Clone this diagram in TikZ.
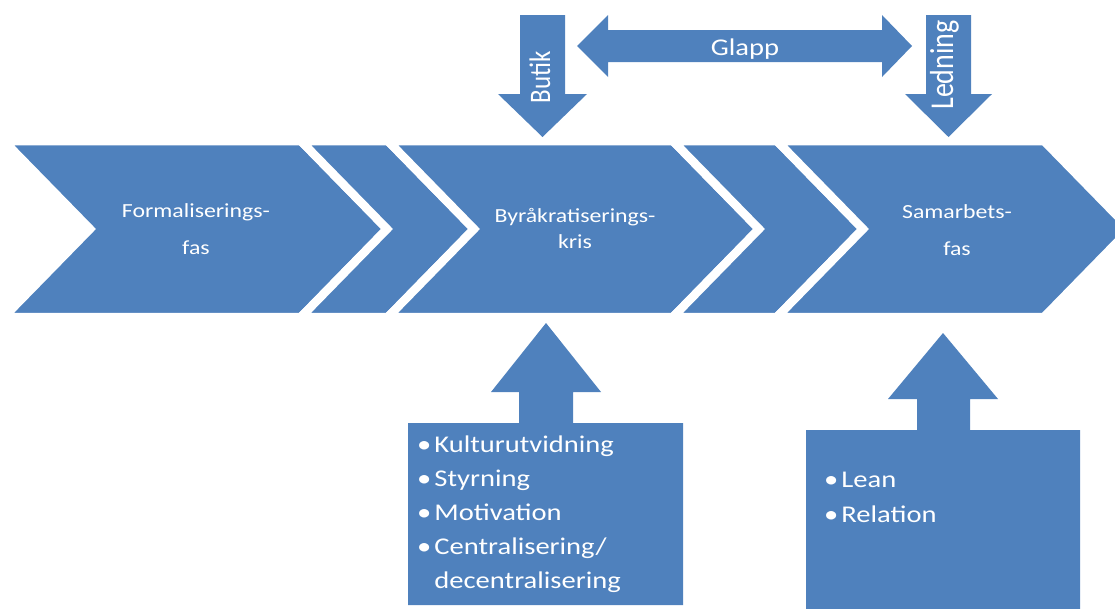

════

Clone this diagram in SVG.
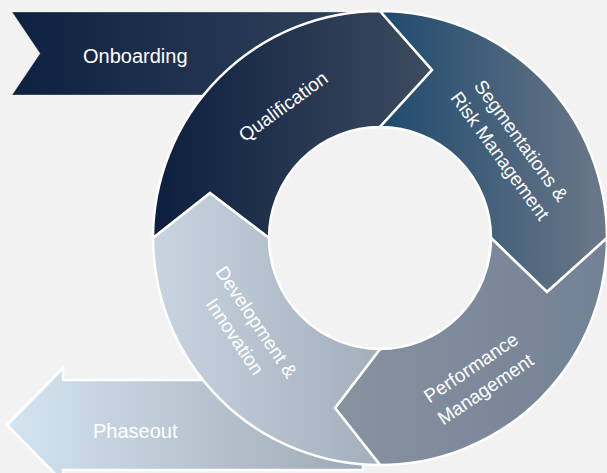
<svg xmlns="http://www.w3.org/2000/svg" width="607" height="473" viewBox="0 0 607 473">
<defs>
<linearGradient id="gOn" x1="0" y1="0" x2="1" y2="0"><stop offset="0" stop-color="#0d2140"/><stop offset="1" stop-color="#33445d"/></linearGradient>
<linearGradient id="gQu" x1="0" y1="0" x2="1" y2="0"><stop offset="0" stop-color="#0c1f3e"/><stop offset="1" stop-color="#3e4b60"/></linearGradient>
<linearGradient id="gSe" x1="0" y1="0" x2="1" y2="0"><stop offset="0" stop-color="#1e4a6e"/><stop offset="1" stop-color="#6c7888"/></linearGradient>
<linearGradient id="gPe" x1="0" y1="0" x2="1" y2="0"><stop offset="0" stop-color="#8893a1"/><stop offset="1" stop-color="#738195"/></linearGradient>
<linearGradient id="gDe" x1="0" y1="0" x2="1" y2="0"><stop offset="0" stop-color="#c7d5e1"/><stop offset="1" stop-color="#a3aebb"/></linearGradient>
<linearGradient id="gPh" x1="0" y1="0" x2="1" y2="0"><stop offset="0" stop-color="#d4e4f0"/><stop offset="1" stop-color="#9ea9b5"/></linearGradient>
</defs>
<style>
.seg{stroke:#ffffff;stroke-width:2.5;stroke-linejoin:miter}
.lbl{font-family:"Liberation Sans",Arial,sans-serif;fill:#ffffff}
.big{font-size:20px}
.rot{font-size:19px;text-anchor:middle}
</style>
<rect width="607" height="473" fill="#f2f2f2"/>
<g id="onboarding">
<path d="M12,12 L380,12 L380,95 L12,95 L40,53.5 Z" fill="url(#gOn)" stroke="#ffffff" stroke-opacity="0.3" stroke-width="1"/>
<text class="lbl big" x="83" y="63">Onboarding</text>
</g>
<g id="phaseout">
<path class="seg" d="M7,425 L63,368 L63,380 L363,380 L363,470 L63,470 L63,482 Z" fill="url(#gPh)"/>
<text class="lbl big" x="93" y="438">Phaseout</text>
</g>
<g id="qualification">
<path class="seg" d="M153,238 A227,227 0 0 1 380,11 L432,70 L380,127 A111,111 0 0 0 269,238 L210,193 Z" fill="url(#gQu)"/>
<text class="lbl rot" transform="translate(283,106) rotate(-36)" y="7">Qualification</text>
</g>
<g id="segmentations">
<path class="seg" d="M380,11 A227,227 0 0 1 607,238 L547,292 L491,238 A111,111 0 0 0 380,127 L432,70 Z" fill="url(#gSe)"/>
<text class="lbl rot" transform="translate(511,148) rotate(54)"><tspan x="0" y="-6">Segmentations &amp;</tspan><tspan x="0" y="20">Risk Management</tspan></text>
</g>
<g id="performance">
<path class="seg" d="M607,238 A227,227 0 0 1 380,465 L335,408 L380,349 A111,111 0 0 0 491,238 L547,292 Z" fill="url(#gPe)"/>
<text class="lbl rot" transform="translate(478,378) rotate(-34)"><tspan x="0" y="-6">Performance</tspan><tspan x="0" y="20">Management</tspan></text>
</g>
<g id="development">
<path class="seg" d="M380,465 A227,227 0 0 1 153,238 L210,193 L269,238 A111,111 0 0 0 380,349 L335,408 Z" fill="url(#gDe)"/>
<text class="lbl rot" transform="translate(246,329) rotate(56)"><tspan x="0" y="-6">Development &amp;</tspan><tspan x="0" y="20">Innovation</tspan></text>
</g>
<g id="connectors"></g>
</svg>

════

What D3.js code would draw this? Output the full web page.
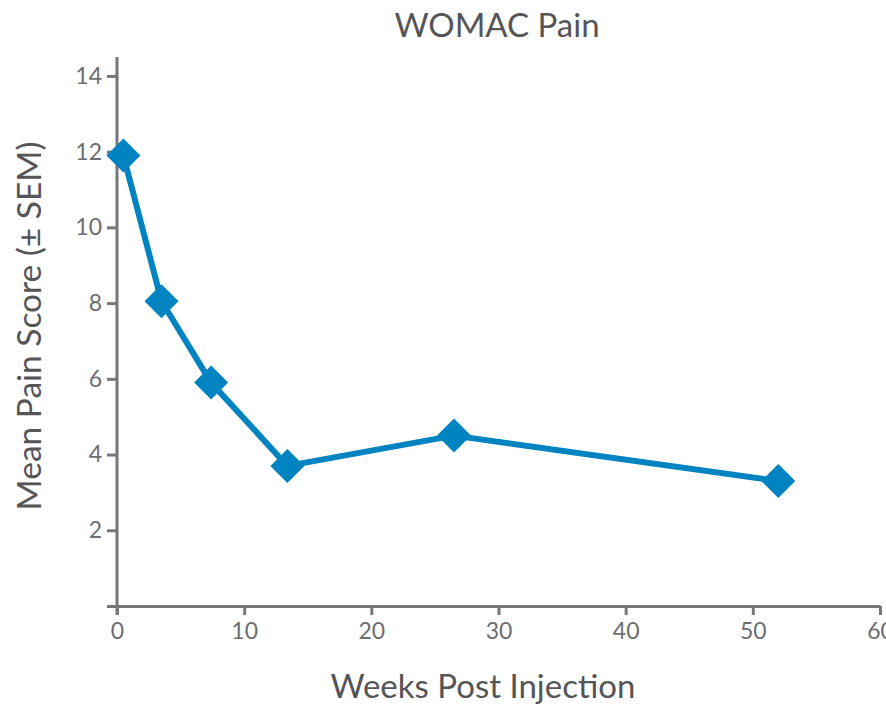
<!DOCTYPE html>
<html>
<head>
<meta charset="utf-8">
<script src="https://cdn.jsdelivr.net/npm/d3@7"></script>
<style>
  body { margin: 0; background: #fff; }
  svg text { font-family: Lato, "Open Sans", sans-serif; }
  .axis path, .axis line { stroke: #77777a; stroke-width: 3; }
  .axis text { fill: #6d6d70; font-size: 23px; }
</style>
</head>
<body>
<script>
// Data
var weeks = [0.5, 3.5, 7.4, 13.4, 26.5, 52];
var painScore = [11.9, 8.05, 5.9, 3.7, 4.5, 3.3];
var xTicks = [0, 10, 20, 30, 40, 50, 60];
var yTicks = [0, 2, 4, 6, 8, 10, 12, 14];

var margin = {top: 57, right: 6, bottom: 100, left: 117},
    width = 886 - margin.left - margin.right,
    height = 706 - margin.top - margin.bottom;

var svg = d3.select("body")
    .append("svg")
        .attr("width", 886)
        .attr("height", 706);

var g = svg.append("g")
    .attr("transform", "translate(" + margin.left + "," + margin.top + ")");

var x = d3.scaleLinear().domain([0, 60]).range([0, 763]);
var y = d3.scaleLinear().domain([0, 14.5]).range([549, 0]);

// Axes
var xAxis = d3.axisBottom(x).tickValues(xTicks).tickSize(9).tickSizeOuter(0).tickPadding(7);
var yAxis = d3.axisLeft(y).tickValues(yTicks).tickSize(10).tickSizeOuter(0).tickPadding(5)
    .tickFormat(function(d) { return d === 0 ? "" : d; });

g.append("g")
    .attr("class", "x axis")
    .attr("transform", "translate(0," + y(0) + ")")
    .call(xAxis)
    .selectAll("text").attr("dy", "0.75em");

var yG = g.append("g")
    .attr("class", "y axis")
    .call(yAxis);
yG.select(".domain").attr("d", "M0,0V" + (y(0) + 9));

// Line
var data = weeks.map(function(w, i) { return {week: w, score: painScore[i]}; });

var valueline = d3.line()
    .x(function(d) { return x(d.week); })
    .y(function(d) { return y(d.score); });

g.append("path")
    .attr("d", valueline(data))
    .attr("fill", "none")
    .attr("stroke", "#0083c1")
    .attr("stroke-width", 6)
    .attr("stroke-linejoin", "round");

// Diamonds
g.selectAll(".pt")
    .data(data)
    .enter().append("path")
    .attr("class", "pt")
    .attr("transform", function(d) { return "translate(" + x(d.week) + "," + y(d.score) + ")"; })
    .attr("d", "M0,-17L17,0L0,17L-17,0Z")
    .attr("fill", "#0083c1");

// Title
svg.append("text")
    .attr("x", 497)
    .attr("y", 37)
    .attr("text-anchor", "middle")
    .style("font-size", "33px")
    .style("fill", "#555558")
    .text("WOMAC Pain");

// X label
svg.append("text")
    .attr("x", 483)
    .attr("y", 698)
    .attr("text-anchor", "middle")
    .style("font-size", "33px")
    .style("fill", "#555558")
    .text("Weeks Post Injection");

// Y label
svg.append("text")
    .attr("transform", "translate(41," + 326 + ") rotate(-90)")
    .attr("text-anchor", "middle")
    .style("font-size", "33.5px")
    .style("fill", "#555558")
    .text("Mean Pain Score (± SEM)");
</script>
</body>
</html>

════

● What is asked: Locate the word "Clone" in the data above. Copy every line carrying it.

● Exercise output:
Clone this diagram in TikZ.
Clone this diagram in SVG.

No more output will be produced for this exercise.